George just stood there shaking his head, smiling thoughtfully, not quite following Eden’s train of thought but nonetheless appreciative.

After a moment he lifted the cage, recalling what Eden had come for. “Who’s going to be Franklin’s little lady this year?” he asked.

“Lorraine’s getting broody, I’m pretty sure,” Eden said. “The New Hampshire Red?”

George nodded his recollection. “She’s been through this before.”

“With Franklin, even, if memory serves . . . three, four years back?”

George was still nodding, scuffling his feet in the dirt, eyes down. “Think so,” he said. “I think so, yeah.”

Lorraine was about seven, had been born right out back at Eden’s. She was quiet, motherly, a little neurotic, but she handled well and wasn’t fussy. Some chickens were just plain stupid creatures—peckish, nervous, brainless beasts. You didn’t lose sleep over slaughtering one of them. Some of them practically sprawled themselves across the chopping block, as if they knew that’s where they’d been headed all along. Those were the ones to eat: the idiots. And the boys.

And then there were chickens like Lorraine, or like Paulette, or Margery. Eden’d had Margery since she’d started the whole coop— from the very first shed that Roderick had built, under grudging and grumbling duress. Margery was about as old as a chicken could get, had spent probably six, seven summers total in the coop for one, broody, sitting on her eggs. She was a good mother, but Eden had put her into retirement, let her rest in her dotage. Margery’d been with her through it all. For Eden, on Osprey Island—which is to say: for Eden, in this world— Margery the hen was about the closest thing she had to a friend. Margery was the sort of friend Eden respected. She made her needs known when she had them, and otherwise she minded her business. Eden thought—in new ways every day, it seemed—how much there was that people could learn from chickens. At the school— Eden knew through Reesa, who’d heard it from her kids—at the school they called her the Bird Lady. No doubt they meant to mock her, to poke fun at a strange old lady, as kids were wont to do. But the name, and the notion, had simply tickled Eden. She could imagine a lot of worse things.
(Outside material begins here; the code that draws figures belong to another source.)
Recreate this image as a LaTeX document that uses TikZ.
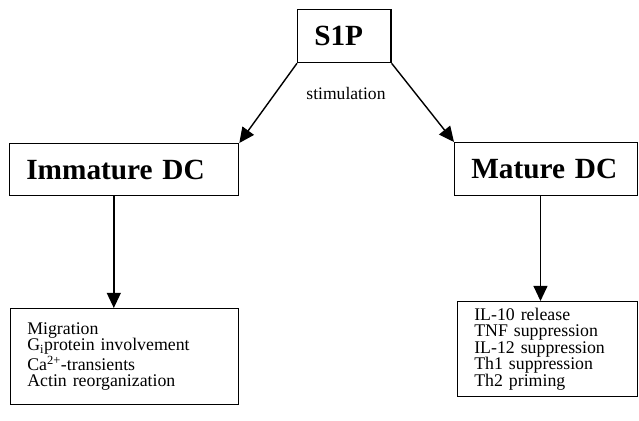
\documentclass[tikz,border=0pt]{standalone}
\usepackage{fontspec}
\setmainfont{Liberation Serif}
\usetikzlibrary{arrows.meta}

\begin{document}
\begin{tikzpicture}[x=0.03cm, y=-0.03cm,
  cell/.style={rectangle, draw, line width=1.1pt, anchor=north west,
               inner xsep=0.5cm, inner ysep=0pt, align=left},
  title/.style={cell, font=\fontsize{25}{28}\selectfont\bfseries},
  effects/.style={cell, font=\fontsize{15.2}{14.1}\selectfont},
  arr/.style={line width=1.2pt, -{Triangle[length=13pt, width=12pt]}},
  lab/.style={font=\fontsize{15}{17}\selectfont},
]
\useasboundingbox (0,0) rectangle (639,421);
% ---- top: S1P and the two DC states
\node[title, text width=1.8cm, minimum height=1.59cm] (s1p) at (297,9) {S1P};
\node[title, text width=5.87cm, minimum height=1.56cm] (imm) at (9,143) {Immature DC};
\node[title, text width=4.49cm, minimum height=1.59cm] (mat) at (454,142) {Mature DC};
\node[lab] (stim) at (346,93) {stimulation};
\draw[arr] (s1p.south west) -- (imm.north east);
\draw[arr] (s1p.south east) -- (mat.north west);
% ---- bottom: effects of S1P on each state
\node[effects, text width=5.84cm, minimum height=2.88cm] (immfx) at (10,308)
  {Migration\\G\textsubscript{i}protein involvement\\Ca\textsuperscript{2+}-transients\\Actin reorganization};
\node[effects, text width=4.4cm, minimum height=2.85cm] (matfx) at (457,301)
  {IL-10 release\\TNF suppression\\IL-12 suppression\\Th1 suppression\\Th2 priming};
\draw[arr] ([xshift=-0.31cm]imm.south) -- ([xshift=-0.31cm]imm.south |- immfx.north);
\draw[arr] ([xshift=-0.17cm]mat.south) -- ([xshift=-0.17cm]mat.south |- matfx.north);
\end{tikzpicture}
\end{document}
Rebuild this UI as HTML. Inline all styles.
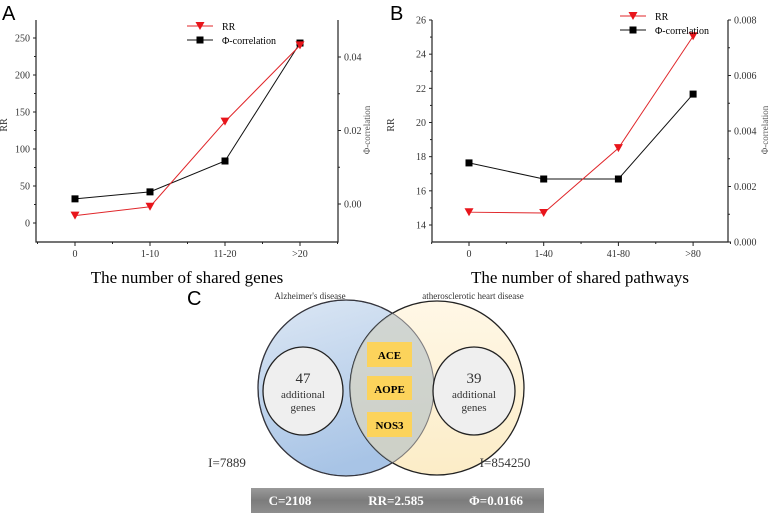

So in late May that year Eden had gone to fetch George Quincy’s Cherry Egger cock, Franklin, and for a week or so she’d let Franklin and Lorraine do their thing, vent to vent, as it were. When Lorna used to help Eden with the chickens, she’d told Lance about the mating process and he’d been amazed: “A cock’s got a vent? You’re telling me a cock’s got no cock?!” He’d say to Lorna, or to Eden when he saw her: “How’s the cockless cock?” “You’ve got so much to learn,” Eden’d say back to him. “You’ve got a hell of a lot to learn, Mister Lance.”

And you could learn a lot from chickens, though a rooster was different from a man in some ways. It took seven days, sometimes more, for the rooster’s sperm to get where it needed to go. Then it got stored in its own sperm nest inside the hen for another couple weeks, just waiting there, patiently. A hen was born with her whole lifetime of yolks stored up in her ovaries. And those yolks, in a healthy girl, passed down pretty regularly, every day, every other day. The sperm cells just sat there, waiting for that daily yolk to pass by on its way to becoming an egg and getting laid. The sperm jumped aboard as the yolk traveled by, and there: a fertilized egg. An egg with the potential for chickenhood.